● **Requirements**: Only the lines from the one with "Emit a LaTeX" through the one with "(0,0) rectangle (1202,609);", inclusive, should be echoed exactly; pictures are left out.

● **Materials provided**:

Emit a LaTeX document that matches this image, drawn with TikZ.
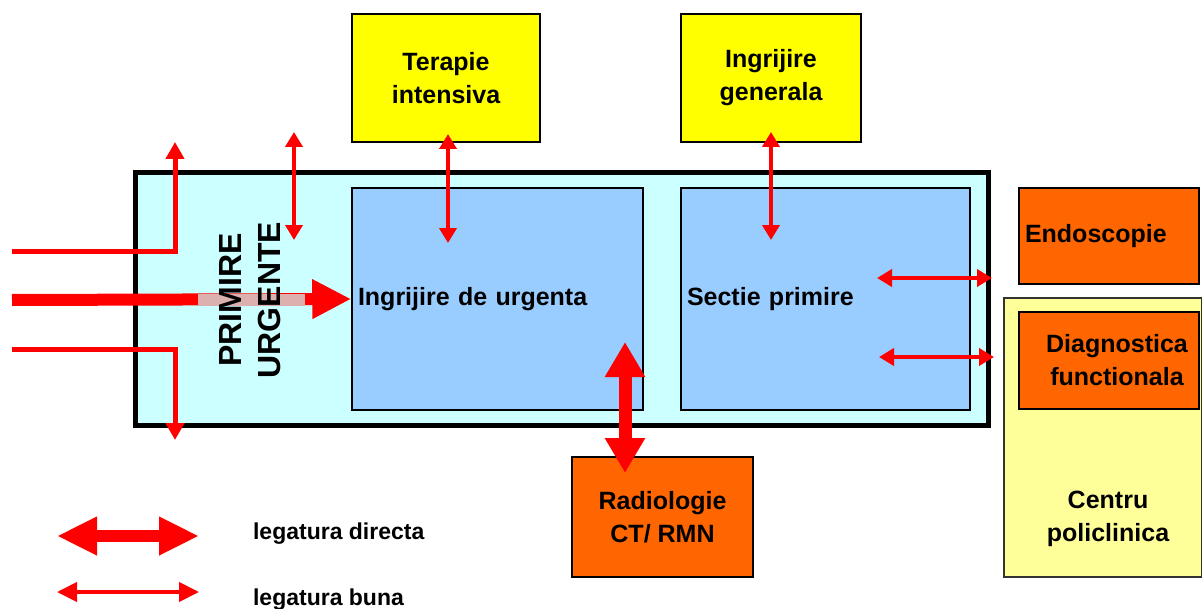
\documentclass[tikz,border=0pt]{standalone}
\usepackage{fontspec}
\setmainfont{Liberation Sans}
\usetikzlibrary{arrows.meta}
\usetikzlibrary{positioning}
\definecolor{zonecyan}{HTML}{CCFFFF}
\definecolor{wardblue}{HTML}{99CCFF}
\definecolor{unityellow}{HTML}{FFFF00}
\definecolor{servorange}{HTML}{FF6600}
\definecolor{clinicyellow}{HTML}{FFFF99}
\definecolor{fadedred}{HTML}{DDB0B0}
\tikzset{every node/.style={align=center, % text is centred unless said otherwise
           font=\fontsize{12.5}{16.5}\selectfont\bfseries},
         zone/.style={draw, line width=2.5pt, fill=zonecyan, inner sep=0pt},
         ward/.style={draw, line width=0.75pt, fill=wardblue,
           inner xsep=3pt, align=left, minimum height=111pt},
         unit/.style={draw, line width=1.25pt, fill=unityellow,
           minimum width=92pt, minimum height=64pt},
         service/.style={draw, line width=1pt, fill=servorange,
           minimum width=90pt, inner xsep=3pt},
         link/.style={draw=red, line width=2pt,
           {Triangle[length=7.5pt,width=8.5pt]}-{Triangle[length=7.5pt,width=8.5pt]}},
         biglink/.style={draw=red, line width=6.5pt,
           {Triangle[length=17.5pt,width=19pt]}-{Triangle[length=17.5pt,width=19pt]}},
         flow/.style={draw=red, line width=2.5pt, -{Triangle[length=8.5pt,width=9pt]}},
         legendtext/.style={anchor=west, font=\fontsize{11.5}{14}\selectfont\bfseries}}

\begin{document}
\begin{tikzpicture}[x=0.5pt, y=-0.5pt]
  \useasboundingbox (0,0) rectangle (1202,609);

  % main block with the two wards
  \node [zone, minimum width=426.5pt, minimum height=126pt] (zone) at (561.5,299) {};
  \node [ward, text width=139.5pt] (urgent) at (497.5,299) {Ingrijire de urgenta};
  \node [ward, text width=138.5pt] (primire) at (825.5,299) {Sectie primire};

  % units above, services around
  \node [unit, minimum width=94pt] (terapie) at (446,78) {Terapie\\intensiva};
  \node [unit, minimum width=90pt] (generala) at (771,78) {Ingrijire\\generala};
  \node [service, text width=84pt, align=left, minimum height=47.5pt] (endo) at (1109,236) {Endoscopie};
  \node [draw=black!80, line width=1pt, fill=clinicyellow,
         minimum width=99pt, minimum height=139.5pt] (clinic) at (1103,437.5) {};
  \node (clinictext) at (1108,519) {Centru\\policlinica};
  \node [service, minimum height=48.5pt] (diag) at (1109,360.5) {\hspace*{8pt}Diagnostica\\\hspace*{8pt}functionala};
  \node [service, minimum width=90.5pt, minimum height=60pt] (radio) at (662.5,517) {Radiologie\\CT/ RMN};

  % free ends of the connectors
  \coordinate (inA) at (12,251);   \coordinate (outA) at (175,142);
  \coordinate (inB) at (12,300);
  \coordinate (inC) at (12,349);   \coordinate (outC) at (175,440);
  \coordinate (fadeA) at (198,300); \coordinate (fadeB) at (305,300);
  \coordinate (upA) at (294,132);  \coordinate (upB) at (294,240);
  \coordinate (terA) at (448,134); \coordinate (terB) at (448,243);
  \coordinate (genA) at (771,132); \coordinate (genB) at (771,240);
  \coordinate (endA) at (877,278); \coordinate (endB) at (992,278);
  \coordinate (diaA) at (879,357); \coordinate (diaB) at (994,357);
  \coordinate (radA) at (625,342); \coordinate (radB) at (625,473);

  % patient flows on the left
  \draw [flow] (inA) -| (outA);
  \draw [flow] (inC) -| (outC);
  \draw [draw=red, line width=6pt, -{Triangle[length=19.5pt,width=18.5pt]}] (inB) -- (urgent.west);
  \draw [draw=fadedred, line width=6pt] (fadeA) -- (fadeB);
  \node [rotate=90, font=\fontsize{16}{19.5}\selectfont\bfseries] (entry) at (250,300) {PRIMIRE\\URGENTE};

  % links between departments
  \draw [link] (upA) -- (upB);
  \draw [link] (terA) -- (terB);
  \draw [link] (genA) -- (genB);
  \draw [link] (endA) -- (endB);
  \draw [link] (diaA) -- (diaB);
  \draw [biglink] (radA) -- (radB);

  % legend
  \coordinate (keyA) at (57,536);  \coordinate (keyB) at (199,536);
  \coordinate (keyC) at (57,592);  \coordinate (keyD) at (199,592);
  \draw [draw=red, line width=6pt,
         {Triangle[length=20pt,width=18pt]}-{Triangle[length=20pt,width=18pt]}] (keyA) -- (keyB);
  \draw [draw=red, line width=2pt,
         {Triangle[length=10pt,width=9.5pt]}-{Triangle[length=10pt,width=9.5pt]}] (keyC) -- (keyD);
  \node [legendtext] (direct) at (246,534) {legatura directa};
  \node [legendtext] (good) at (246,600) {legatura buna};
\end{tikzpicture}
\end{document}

* * *

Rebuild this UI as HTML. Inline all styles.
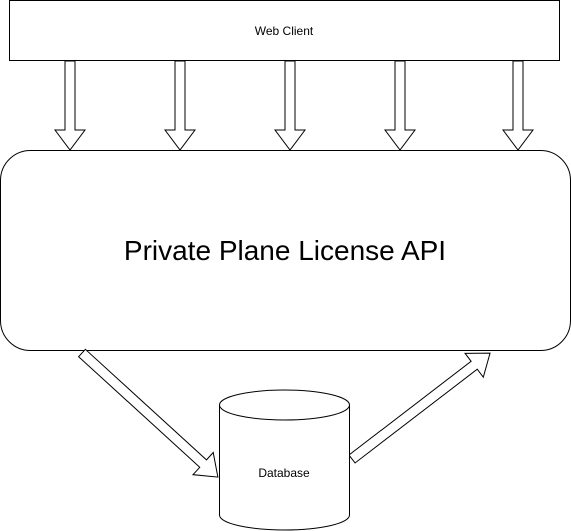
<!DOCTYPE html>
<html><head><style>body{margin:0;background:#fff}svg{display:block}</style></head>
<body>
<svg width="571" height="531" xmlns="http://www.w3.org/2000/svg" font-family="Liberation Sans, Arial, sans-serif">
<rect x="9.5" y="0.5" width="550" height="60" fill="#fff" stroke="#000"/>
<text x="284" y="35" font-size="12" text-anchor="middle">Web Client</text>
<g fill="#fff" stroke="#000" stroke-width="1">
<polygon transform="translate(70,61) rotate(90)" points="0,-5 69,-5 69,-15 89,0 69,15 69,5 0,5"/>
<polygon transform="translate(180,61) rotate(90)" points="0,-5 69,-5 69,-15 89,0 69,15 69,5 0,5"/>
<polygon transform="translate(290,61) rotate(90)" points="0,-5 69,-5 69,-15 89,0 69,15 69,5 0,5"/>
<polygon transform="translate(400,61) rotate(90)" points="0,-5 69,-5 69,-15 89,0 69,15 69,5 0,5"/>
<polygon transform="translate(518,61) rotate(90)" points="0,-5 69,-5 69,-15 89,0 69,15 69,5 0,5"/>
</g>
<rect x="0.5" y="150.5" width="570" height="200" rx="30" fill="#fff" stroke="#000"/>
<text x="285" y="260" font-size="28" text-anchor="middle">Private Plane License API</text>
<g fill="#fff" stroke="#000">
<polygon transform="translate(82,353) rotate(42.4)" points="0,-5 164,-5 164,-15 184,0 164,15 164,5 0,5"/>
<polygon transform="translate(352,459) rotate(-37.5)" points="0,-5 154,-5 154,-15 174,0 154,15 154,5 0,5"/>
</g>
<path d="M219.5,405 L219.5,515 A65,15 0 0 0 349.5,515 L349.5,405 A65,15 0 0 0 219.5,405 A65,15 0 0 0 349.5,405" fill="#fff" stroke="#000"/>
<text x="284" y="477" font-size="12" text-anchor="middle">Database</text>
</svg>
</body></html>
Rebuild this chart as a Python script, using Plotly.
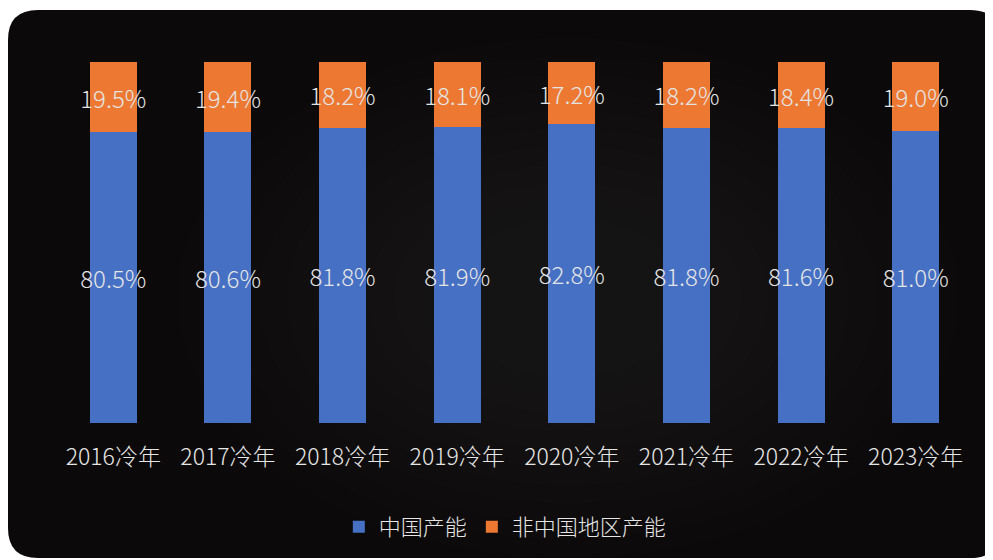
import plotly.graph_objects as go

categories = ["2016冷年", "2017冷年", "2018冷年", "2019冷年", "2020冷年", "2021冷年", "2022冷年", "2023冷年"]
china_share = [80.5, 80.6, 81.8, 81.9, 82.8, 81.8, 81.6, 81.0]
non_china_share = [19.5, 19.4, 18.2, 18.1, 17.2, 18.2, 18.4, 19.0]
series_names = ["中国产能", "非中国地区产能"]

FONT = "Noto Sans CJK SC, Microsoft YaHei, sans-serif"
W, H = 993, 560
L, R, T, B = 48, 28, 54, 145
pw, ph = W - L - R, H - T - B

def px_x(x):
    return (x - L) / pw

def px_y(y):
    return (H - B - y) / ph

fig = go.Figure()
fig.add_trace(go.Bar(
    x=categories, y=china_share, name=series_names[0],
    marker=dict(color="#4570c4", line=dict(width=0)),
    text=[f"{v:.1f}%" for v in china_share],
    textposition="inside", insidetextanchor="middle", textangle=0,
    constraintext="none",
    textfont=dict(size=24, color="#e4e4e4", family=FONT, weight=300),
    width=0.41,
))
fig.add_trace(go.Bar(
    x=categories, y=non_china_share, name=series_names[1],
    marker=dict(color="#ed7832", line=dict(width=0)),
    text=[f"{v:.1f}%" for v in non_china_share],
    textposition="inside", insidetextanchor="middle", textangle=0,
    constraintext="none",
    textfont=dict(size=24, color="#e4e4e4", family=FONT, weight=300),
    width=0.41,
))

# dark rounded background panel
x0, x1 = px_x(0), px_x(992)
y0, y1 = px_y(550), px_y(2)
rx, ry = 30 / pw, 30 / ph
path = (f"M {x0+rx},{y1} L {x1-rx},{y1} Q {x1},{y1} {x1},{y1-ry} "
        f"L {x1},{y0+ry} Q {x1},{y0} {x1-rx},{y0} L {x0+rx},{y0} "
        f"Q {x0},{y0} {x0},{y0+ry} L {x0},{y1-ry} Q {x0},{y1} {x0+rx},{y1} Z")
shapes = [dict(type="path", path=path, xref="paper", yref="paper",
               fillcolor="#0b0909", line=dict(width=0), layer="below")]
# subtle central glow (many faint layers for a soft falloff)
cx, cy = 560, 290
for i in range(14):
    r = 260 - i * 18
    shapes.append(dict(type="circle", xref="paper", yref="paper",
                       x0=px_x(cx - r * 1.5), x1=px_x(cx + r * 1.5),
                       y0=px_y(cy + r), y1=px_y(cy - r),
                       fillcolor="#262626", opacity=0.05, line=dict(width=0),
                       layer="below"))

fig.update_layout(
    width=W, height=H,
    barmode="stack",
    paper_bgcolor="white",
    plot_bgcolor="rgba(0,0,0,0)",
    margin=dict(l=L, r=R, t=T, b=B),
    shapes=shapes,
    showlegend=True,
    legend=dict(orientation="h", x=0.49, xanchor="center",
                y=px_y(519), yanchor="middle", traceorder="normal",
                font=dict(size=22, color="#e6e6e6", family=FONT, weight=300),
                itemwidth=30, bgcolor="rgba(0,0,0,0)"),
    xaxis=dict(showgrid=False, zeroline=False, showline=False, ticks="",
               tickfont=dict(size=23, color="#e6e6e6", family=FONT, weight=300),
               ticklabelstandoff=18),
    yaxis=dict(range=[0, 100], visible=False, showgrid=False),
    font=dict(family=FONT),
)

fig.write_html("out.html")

--

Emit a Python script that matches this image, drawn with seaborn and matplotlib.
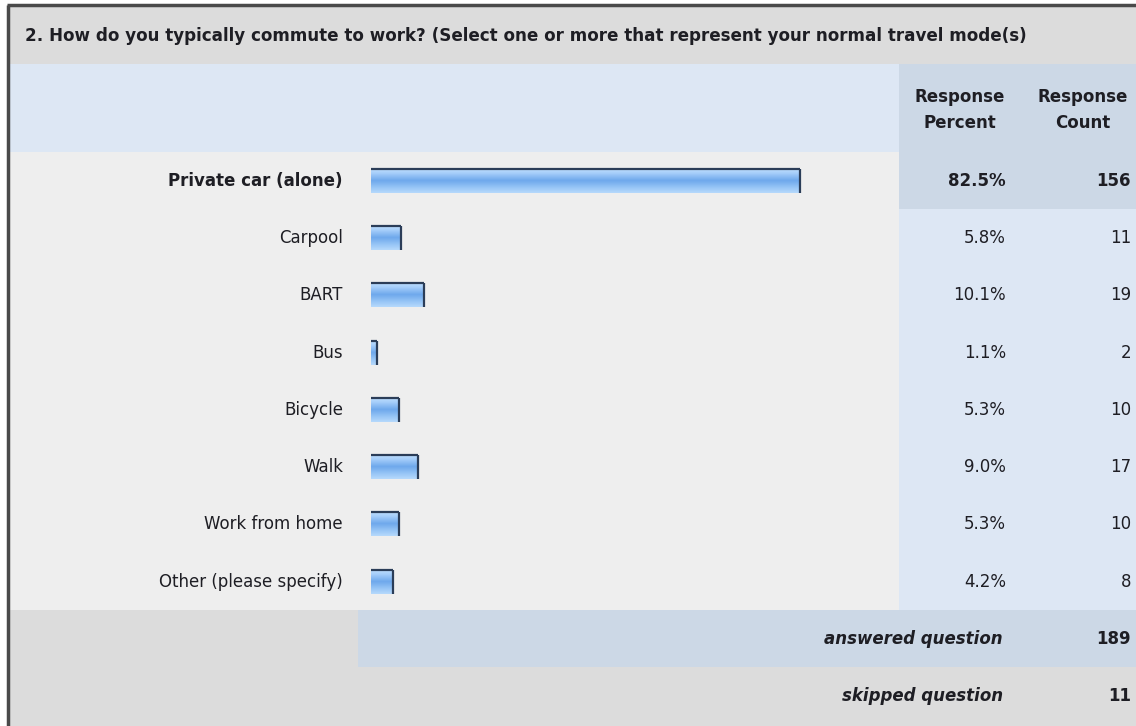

● **Result below**:
Emit a LaTeX document that matches this image, drawn with TikZ.
\documentclass[tikz,border=0pt]{standalone}
\usepackage{fontspec}
\setmainfont{Liberation Sans}
\usetikzlibrary{arrows.meta}
\usetikzlibrary{positioning}
\definecolor{zonecyan}{HTML}{CCFFFF}
\definecolor{wardblue}{HTML}{99CCFF}
\definecolor{unityellow}{HTML}{FFFF00}
\definecolor{servorange}{HTML}{FF6600}
\definecolor{clinicyellow}{HTML}{FFFF99}
\definecolor{fadedred}{HTML}{DDB0B0}
\tikzset{every node/.style={align=center, % text is centred unless said otherwise
           font=\fontsize{12.5}{16.5}\selectfont\bfseries},
         zone/.style={draw, line width=2.5pt, fill=zonecyan, inner sep=0pt},
         ward/.style={draw, line width=0.75pt, fill=wardblue,
           inner xsep=3pt, align=left, minimum height=111pt},
         unit/.style={draw, line width=1.25pt, fill=unityellow,
           minimum width=92pt, minimum height=64pt},
         service/.style={draw, line width=1pt, fill=servorange,
           minimum width=90pt, inner xsep=3pt},
         link/.style={draw=red, line width=2pt,
           {Triangle[length=7.5pt,width=8.5pt]}-{Triangle[length=7.5pt,width=8.5pt]}},
         biglink/.style={draw=red, line width=6.5pt,
           {Triangle[length=17.5pt,width=19pt]}-{Triangle[length=17.5pt,width=19pt]}},
         flow/.style={draw=red, line width=2.5pt, -{Triangle[length=8.5pt,width=9pt]}},
         legendtext/.style={anchor=west, font=\fontsize{11.5}{14}\selectfont\bfseries}}

\begin{document}
\begin{tikzpicture}[x=0.5pt, y=-0.5pt]
  \useasboundingbox (0,0) rectangle (1202,609);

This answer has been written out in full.